I met him and his manager in the office, closed the door and sat down.
They opened the meeting by saying that my work performance hadn’t been up to par.
“What?” I questioned. “My sales last month were 10k, and my roster has been growing the last couple months.” (this was true, and this was my rebut since sales were the be all end all at this gym).
They countered by saying that I didn’t call my clients on Friday to cancel our sessions. This was true. I mean, I was in the hospital, but it was still true.
“As of right now, you’re terminated from Goodlife Fitness.”
Those words hit me like a truck. In my eyes getting fired was crippling. Who would hire me after that? This was a huge failure that I couldn’t even imagine myself recovering from.
This training job at Goodlife Fitness was my first ‘real, grown up’ job. It was like walking up to the plate and striking out at life on my first at bat.
It was devastating.
I don’t blame them for doing it. But I did at the time.
How dare they? I felt like they were kicking me while I was down. They knew I crashed rolled my car. They didn’t ask if I was OK, they fired me instead.
For about 6 weeks after being fired I had a recurring daydream of driving by and throwing a cinder block through the window.
I’m so thankful I didn’t indulge in that thought.
They told me I had 15 minutes to gather my things and leave the property.
I was already pretty emotionally crushed even before hearing this news. For years I regretted not going out with more of a fight. I just had no juice left.
I packed my stuff and began walking home.
I pulled my phone out to call my girlfriend.
No service. I hadn’t paid my bill.
I had no job, no car, no money, and in my eyes, no chance at all of ever digging myself out of this hole.
I didn’t get much accomplished over the next couple of days. I knew I needed an income as soon as possible, so I put my feelers out. Confidence was extremely low, seeing as I was just fired from my most recent job.
Besides submitting some resumes and asking around, I spent the rest of the time in my room eating gummy candy.
I was low. I failed at life. I left home, took a crack at it, and fantastically fell on my face.
I did catch some breaks out of all this. Insurance was going to pay me out for the car since there was no alcohol officially involved.
This makes no sense at all, but because I felt so worthless, this payout didn’t actually help me out. It motivated me to wallow at home longer. Eating more gummy candy, and wishing the whole situation away.
A few weeks went by, and I felt worse than ever.
My parents still didn’t know about any of this, my sister knew, but I asked her to keep it a secret, which was extremely difficult for her, and I was wallowing in the darkness of my mistakes for entirely too long.
I was thoroughly aware of the damaging nature of my lifestyle. I didn’t know it before, but I knew it now. This was more valuable than I knew.

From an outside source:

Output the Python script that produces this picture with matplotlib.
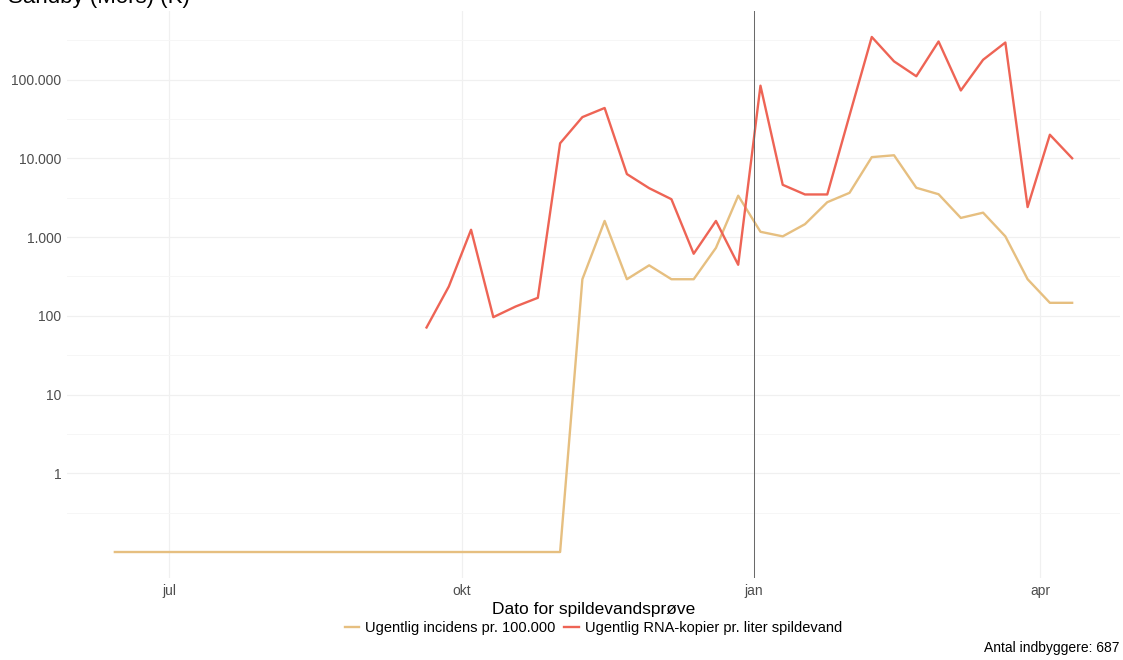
import matplotlib
matplotlib.use("Agg")
import matplotlib.pyplot as plt
import numpy as np
import pandas as pd

plt.rcParams['font.family'] = ['Liberation Sans', 'DejaVu Sans']

# weekly incidence per 100.000 (zero weeks before Nov 2021)
inc_dates = pd.date_range("2021-06-14", "2022-04-11", freq="W-MON")
incidens = [0] * 21 + [291, 1601, 291, 437, 291, 291, 728, 3348, 1165, 1019,
                       1456, 2766, 3639, 10335, 10917, 4221, 3494, 1747, 2038,
                       1019, 291, 146, 146]

# weekly RNA copies per litre wastewater
rna_dates = pd.date_range("2021-09-20", "2022-04-11", freq="W-MON")
rna = [71, 235, 1236, 96, 131, 169, 15500, 33300, 43500, 6300, 4170, 3020,
       613, 1600, 444, 83500, 4600, 3470, 3470, 35000, 347000, 170000, 110000,
       304000, 72600, 178000, 295000, 2400, 19900, 10000]

tick_dates = pd.to_datetime(["2021-07-01", "2021-10-01", "2022-01-01", "2022-04-01"])
tick_labels = ["jul", "okt", "jan", "apr"]
y_ticks = [1, 10, 100, 1000, 10000, 100000]
y_labels = ["1", "10", "100", "1.000", "10.000", "100.000"]

col_inc = "#E6BF80"
col_rna = "#EE6455"

fig = plt.figure(figsize=(11.23, 6.6), dpi=100)
ax = fig.add_axes([67 / 1123, 82 / 660, 1053 / 1123, 567 / 660])

inc_plot = np.where(np.array(incidens) == 0, 0.1, incidens)
ax.plot(inc_dates, inc_plot, color=col_inc, lw=1.7, label="Ugentlig incidens pr. 100.000")
ax.plot(rna_dates, rna, color=col_rna, lw=1.7, label="Ugentlig RNA-kopier pr. liter spildevand")
ax.axvline(pd.Timestamp("2022-01-01"), color="#666666", lw=0.7, zorder=3)

ax.set_yscale("log")
ax.set_ylim(10 ** -1.33, 10 ** 5.87)
span = inc_dates[-1] - inc_dates[0]
ax.set_xlim(inc_dates[0] - span * 0.05, inc_dates[-1] + span * 0.05)

ax.set_yticks(y_ticks)
ax.set_yticklabels(y_labels)
ax.yaxis.set_minor_locator(matplotlib.ticker.FixedLocator([10 ** (k + 0.5) for k in range(-2, 6)]))
ax.yaxis.set_minor_formatter(matplotlib.ticker.NullFormatter())
ax.set_xticks(tick_dates)
ax.set_xticklabels(tick_labels)

ax.grid(True, which="major", color="#F0F0F0", lw=0.9)
ax.grid(True, which="minor", axis="y", color="#F6F6F6", lw=0.7)
ax.set_axisbelow(True)
for s in ax.spines.values():
    s.set_visible(False)
ax.tick_params(which="both", length=0, labelsize=10, labelcolor="#4D4D4D", pad=4)

ax.set_xlabel("Dato for spildevandsprøve", fontsize=12.5, labelpad=3)

fig.text(8 / 1123, 1 - 3 / 660, "Sandby (Mors) (K)", fontsize=16, ha="left", va="baseline")
fig.text(1120 / 1123, 1 - 652 / 660, "Antal indbyggere: 687", fontsize=10, ha="right", va="baseline")

fig.legend(loc="center", bbox_to_anchor=(593.5 / 1123, 1 - 628 / 660), ncol=2,
           frameon=False, fontsize=10.5, handlelength=1.0, handletextpad=0.4,
           columnspacing=0.6)

fig.savefig("out.png", dpi=100)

You hear all the time that you find out who your true friends are when you’re down and out.
This is very true. Let me tell you, my circle shrunk drastically during this period of time.
Learning that people who I thought were my friends really weren’t was just icing on the cake of everything else that was on my mind.
Can I step away from the story for just a second?
The story up until this point, the car crash, getting fired from my first personal training job, this was all a secret until now. This blog is the first time anyone has heard this story outside of people I trust with my life.
I never disclosed my getting fired to any potential employer from then until now.
Lucky for me, most employers don’t actually look into it.
Writing this is extremely liberating. It’s also extremely frightening.
These are secrets I intended on keeping. Not publishing and sharing on social media. I just hope someone finds it helpful, and by the end of the series, possibly inspiring.
Back to the story.
After a few weeks spent in bed eating gummy worms, getting soft, skinny, weak, and dull, the survivor in me began to show some life.
It was time to start crawling.
I always viewed this situation as a hole that I dug for myself. A very deep hole. And everything I would do for the next decade was dedicated to me crawling my way out of it.
It was time to get on my hands and knees, and ever so humbly begin to move forward.